Novamente o Pacto da Justiça

Bernardino Soares (Membro da Comissão Política do PCP)
Foi já nesta legislatura que PS e PSD celebraram, com o alto patrocínio e incentivo do Presidente da República, um pacto para a justiça, que segundo o líder do PSD, está a ser «religiosamente cumprido».

Está em curso uma política que visa aprofundar as discriminações no acesso à justiça

Já se sabe que quando PS e PSD se juntam para congeminar um acordo, nada de bom virá daí para o povo e para o País. Mais isso se confirma quando o acordo acontece com o PS em maioria, ainda por cima absoluta, caso em que tais convergências (que neste acordo deixaram de fora, com evidente insatisfação do próprio, o CDS-PP) são sempre instrumento para salvaguardar aspectos fundamentais para os grandes interesses económicos e financeiros.
O pacto, como o PCP logo denunciou, não visava a resolução de nenhum dos principais problemas da justiça, designadamente a falta de acesso democrático para todos ou a falta de meios nos tribunais e na investigação judiciária, mas antes a continuação da política de elitização da justiça e da sua subordinação aos ditames do poder económico.
A recente aprovação e entrada em vigor do novo Código de Processo Penal (CPP), incluído no pacto, levanta graves e complexas questões, visíveis para muitos portugueses, mesmo estando o debate condicionado pela deturpação mediática de alguns dos seus aspectos, nomeadamente generalizando as responsabilidades pela sua concretização, bem como omitindo e menorizando a posição do PCP.
De facto o PCP votou contra o novo CPP, alertando oportunamente para as consequências da entrada em vigor de algumas das suas normas e para a gravidade de várias alterações.
Quanto à questão da prisão preventiva refira-se que a posição do PCP foi sempre a de defesa do encurtamento dos prazos máximos admitidos para a prisão preventiva, o que aliás propusemos com as necessárias garantias neste processo legislativo. Coisa bem diferente é a forma como se tratou a questão no novo CPP, designadamente diminuindo a sua aplicação aos crimes com pena de prisão superior a 5 anos (em vez dos três anteriores) não salvaguardando sequer (ao contrário do que fazia o PCP) os casos já com sentença ou até já transitados em julgado, o que levou às situações de alarme social e generalizada indignação conhecidas.

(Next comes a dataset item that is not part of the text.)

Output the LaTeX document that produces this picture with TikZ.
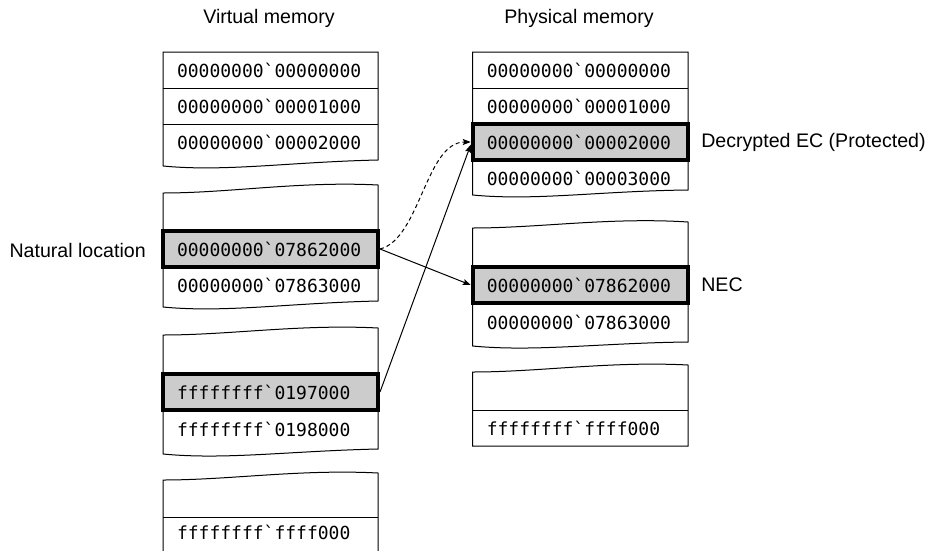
\documentclass[tikz,border=0pt]{standalone}
\usepackage{fontspec}
\setmainfont{Liberation Sans}
\newfontfamily\addrfont{DejaVu Sans Mono}[Ligatures=TeXOff]
\usetikzlibrary{arrows.meta}

\begin{document}
\begin{tikzpicture}[x=0.75pt,y=-0.75pt,
  outline/.style={line width=0.75pt, line join=miter},
  cell/.style={rectangle, minimum width=161.25pt, minimum height=27pt,
    inner xsep=10.5pt, inner ysep=0pt, text width=140.25pt, align=left,
    font=\addrfont\fontsize{13.5}{16}\selectfont},
  hi/.style={cell, draw, line width=3pt, fill=gray!40},
  lbl/.style={inner sep=0pt, font=\fontsize{14.7}{17}\selectfont},
  arr/.style={line width=0.75pt, -{Stealth[length=6pt,width=4.5pt,inset=1.2pt]}},
]
\useasboundingbox (0,0) rectangle (928,550);

% column headings
\node[lbl] (vmt) at (269,18) {Virtual memory};
\node[lbl] (pmt) at (579,18) {Physical memory};

% ---------------- virtual memory ----------------
% block A
\draw[outline] (163,166) -- (163,52) -- (378,52) -- (378,160)
  .. controls (290,162) and (225,172) .. (163,166);
\node[cell] (va0) at (270.5,70)  {00000000`00000000};
\node[cell] (va1) at (270.5,106) {00000000`00001000};
\node[cell] (va2) at (270.5,142) {00000000`00002000};
\draw[outline] (va0.south west) -- (va0.south east);
\draw[outline] (va1.south west) -- (va1.south east);

% block B
\draw[outline] (163,307) -- (163,193)
  .. controls (230,193) and (300,181) .. (378,185) -- (378,301)
  .. controls (290,303) and (225,313) .. (163,307);
\node[hi]   (vnat) at (270.5,249) {00000000`07862000};
\node[cell] (vb1)  at (270.5,285) {00000000`07863000};

% block C
\draw[outline] (163,454) -- (163,335)
  .. controls (230,335) and (300,324) .. (378,328) -- (378,449)
  .. controls (290,451) and (225,460) .. (163,454);
\node[hi]   (vff) at (270.5,392) {ffffffff`0197000};
\node[cell] (vc1) at (270.5,429) {ffffffff`0198000};

% block D (continues past the lower edge)
\draw[outline] (163,551) -- (163,480)
  .. controls (230,480) and (300,469) .. (378,473) -- (378,551);
\draw[outline] (163,517) -- (378,517);
\node[cell] (vd1) at (270.5,532) {ffffffff`ffff000};

% ---------------- physical memory ----------------
% block A
\draw[outline] (472.5,195) -- (472.5,52) -- (688,52) -- (688,190)
  .. controls (600,191) and (535,201) .. (472.5,195);
\node[cell] (pa0)  at (580.25,70)  {00000000`00000000};
\node[cell] (pa1)  at (580.25,106) {00000000`00001000};
\node[hi]   (pdec) at (580.25,142) {00000000`00002000};
\node[cell] (pa3)  at (580.25,178) {00000000`00003000};
\draw[outline] (pa0.south west) -- (pa0.south east);

% block B
\draw[outline] (472.5,346) -- (472.5,228)
  .. controls (540,228) and (610,217) .. (688,222) -- (688,342)
  .. controls (600,343) and (535,352) .. (472.5,346);
\node[hi]   (pnec) at (580.25,285) {00000000`07862000};
\node[cell] (pb1)  at (580.25,322) {00000000`07863000};

% block C
\draw[outline] (472.5,446) -- (472.5,372)
  .. controls (540,372) and (610,361) .. (688,365) -- (688,446) -- cycle;
\draw[outline] (472.5,410) -- (688,410);
\node[cell] (pc1) at (580.25,428) {ffffffff`ffff000};

% side labels
\node[lbl, anchor=east] (natl) at (146,250) {Natural location};
\node[lbl, anchor=west] (decl) at (701,142) {Decrypted EC (Protected)};
\node[lbl, anchor=west] (necl) at (701,285) {NEC};

% mappings
\draw[arr] (vnat.east) -- (pnec.west);
\draw[arr] (vff.east) -- ([yshift=-2pt]pdec.west);
\draw[arr, dash pattern=on 3pt off 2.25pt]
  (vnat.east) .. controls +(40,-10) and +(-45,0) .. (pdec.west);
\end{tikzpicture}
\end{document}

Impunidade e privilégio para os grandes

Mas outros e mais graves efeitos ameaçam produzir-se com o novo CPP. Por um lado na iminência de prescrição de processos em curso, cujos prazos foram subitamente diminuídos. Por outro lado na questão do segredo de justiça, cujo levantamento numa fase prematura poderá levar na prática, em processos de especial complexidade como os que incidem sobre a criminalidade económica e financeira ou sobre a corrupção, à inviabilização da investigação e do prosseguimento da acção penal.
Outras graves alterações foram incluídas no novo CPP, casos da inclusão da possibilidade de buscas nocturnas ou da criação de possibilidade do uso da localização celular fora de processo judicial.
Não devemos por isso perder de vista que o cerne desta política, em que se insere o novo CPP, está na criação de condições para a impunidade e o privilégio dos grandes interesses económicos. É o que acontece quando se desprotegem as complexas investigações que os visam, se mantém uma grave carência de meios no aparelho judicial e dificuldades para o desempenho para os profissionais da justiça, ou quando se acentuam as tentativas de manietar a autonomia e o desempenho do Ministério Público.
É neste quadro que o PCP apresentou já um projecto de lei, para o qual propusemos tratamento urgente, que visa a suspensão da vigência do novo CPP por um prazo de seis meses o que, não tendo efeito nas consequências já verificadas da sua aplicação, permitirá abrir um espaço indispensável para a correcção das gravosas alterações.
É fundamental não perder de vista o essencial. O que está em curso é uma política que visa aprofundar as discriminações no acesso à justiça e transformá-la cada vez mais, em consonância com o quadro da política de direita em curso, numa justiça de classe.